Related: Tour the Sophisticated Space That Proves Coworking Is All Grown Up

The company worked with Interior Architects on the design vision for the 33,005-square-foot space on the 28th floor, guided in part by the goal of making it feel like a “destination.” According to IA, the floor is modeled after the “‘club level” of a hotel with amenities like a café, screening room, fitness room, billiards lounge and collaborative spaces.”

Click through to see this one-of-a-kind office space for yourself.


Beckoning blue

This vibrant, glowing blue corridor is the gateway to LinkedIn’s New York offices.

Lydia Belanger

Values stated

Company values are front and center in the 28th floor entryway. “We strongly believe that a workplace is a physical embodiment of a culture,” a LinkedIn spokesperson told Entrepreneur. “Everything pulled into the design of this space is in relation to LinkedIn’s values.”


Lounge space

LinkedIn provides many informal, less structured lounge spaces where its teams can collaborate and converse. The company says its goal is to “evolve the idea of a workspace.”


Catch a flick

A movie theater allows employees to take a break or wind down by watching films or playing games together.

The Empire Cafe

Employees gather for meals, snacks and coffee in the pantry and cafeteria areas, the largest of which is on the 28th floor. LinkedIn uses the space featuring clean lines, muted colors and modern aesthetics for events such as “Cinco de Linco” and “Bring in Your Parents Day.”
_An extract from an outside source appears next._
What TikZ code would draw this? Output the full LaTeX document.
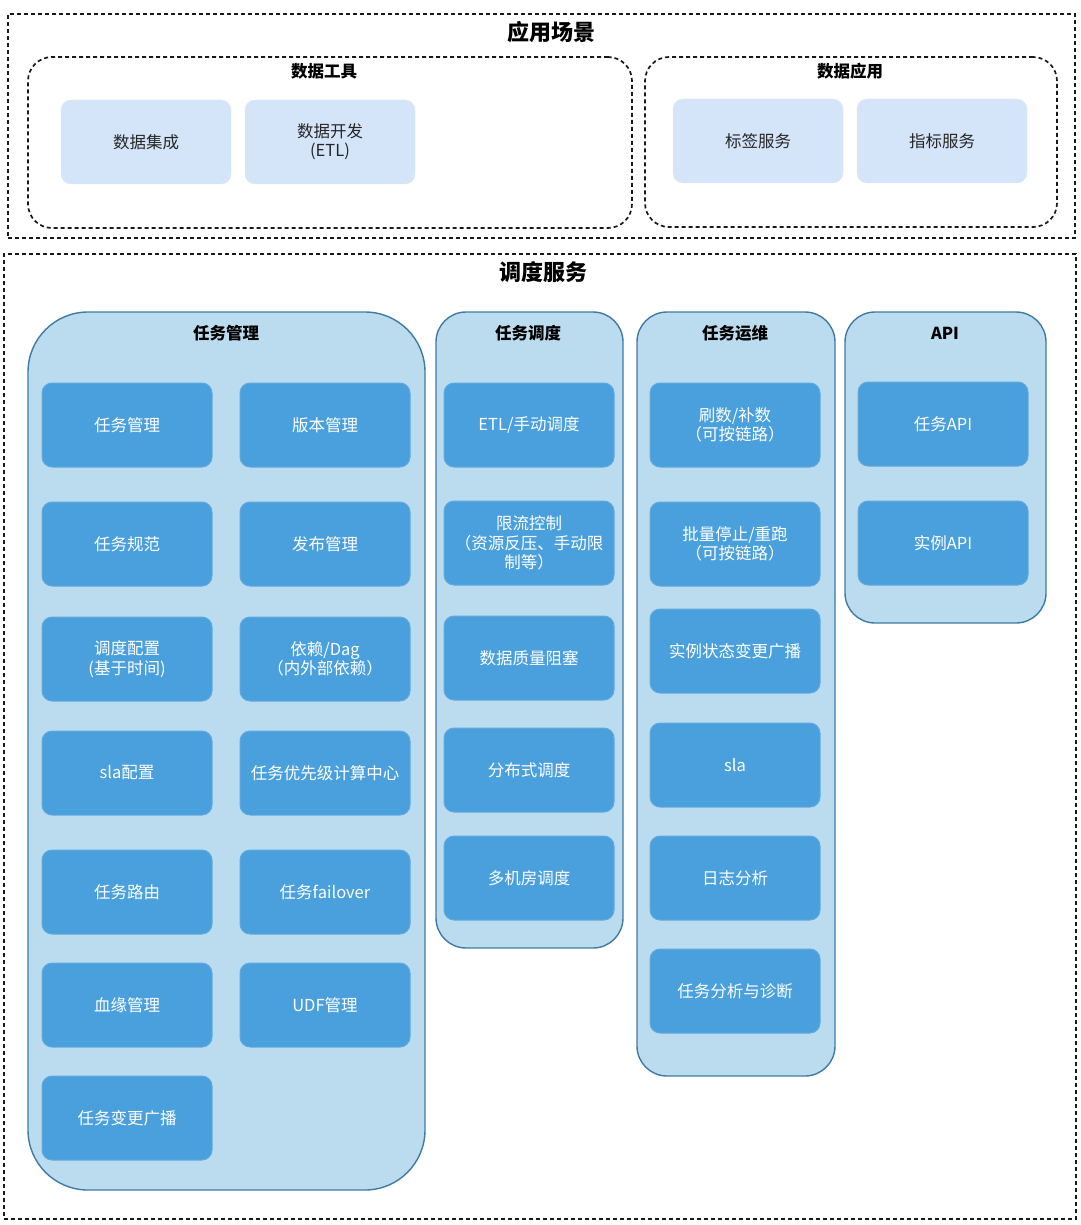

Timeless meets contemporary

The airy cafeteria area on the 28th floor features natural light accented by LinkedIn’s signature blue walls and black and white photographs. This combination of timeless and contemporary touches defines the entire office’s design.

Lydia Belanger

Right on cue

The corner of the cafeteria area features not a ping-pong table, as the startup stereotype goes, but a pool table. It invites employees from different departments and teams to play together and form relationships. (The black hats on the wall double as lampshades.)

See yourself

A connecting hallway is plastered with wallpaper adorned with photo frames. It reads “Picture Yourself,” the name of a campaign through which LinkedIn encourages members to harness their passions and launch new careers.


Pop of color

In this casual, funky meeting area, known as the “red room,” form and function vie for dominance. Ultimately, it’s another options for employees to have private conversations away from the open workspace area.


Personal touches

“LinkedIn requested that IA include opportunities for personalization and branding within the design of the floor,” the design firm shared in a statement to Entrepreneur. This wall features black and white photos of employees’ pets.

'They pace a lot'

Height-adjustable workstations are clustered in groups. “The LinkedIn sales teams spend a lot of time on their phone headsets so it was important that they not face one another like they would in a typical benching layout, and also, that they have paths to walk on while they are on the phone,” IA shared with Entrepreneur. “They pace a lot.”


Nooks and crannies

LinkedIn has some fun with the naming of its conference and breakout rooms. This one called “Doyers St.,” is one of a series of rooms named after “hidden” or tertiary New York streets that aren’t well known. Doyers Street is a 200-foot-long street in Manhattan’s Chinatown neighborhood. The corridors throughout the office also contain meeting nooks like the one pictured above.


The Eighth Wonder

The King Kong conference room, pictured here, is on the 24th floor. “We are a global company so it’s important that we provide the proper resources for our teams to connect with one another from different cities, countries, and even continents, so our conference rooms come equipped with the tools to make that happen,” a LinkedIn spokesperson said. 

For those in the know

One of these 125 rotary phones is an active landline, which unlocks a secret room. To unlock the door that lead to the secret room, guests have to pick up that one particular phone, then hang it up. Employees can call the phone to help guests find it more easily by following the ringing.


Happy hours back in time

The landline-controlled door opens into a speakeasy, the most popular spot in the office. The vintage-inspired decor and dim lighting make you feel as though you've been transported back to the Prohibition era. There, employees hold a happy hour series called “Beers for My Peers” on Thursdays at 4 p.m.


On the 'club level'

The “club level” of the LinkedIn offices naturally features a colorfully equipped fitness room.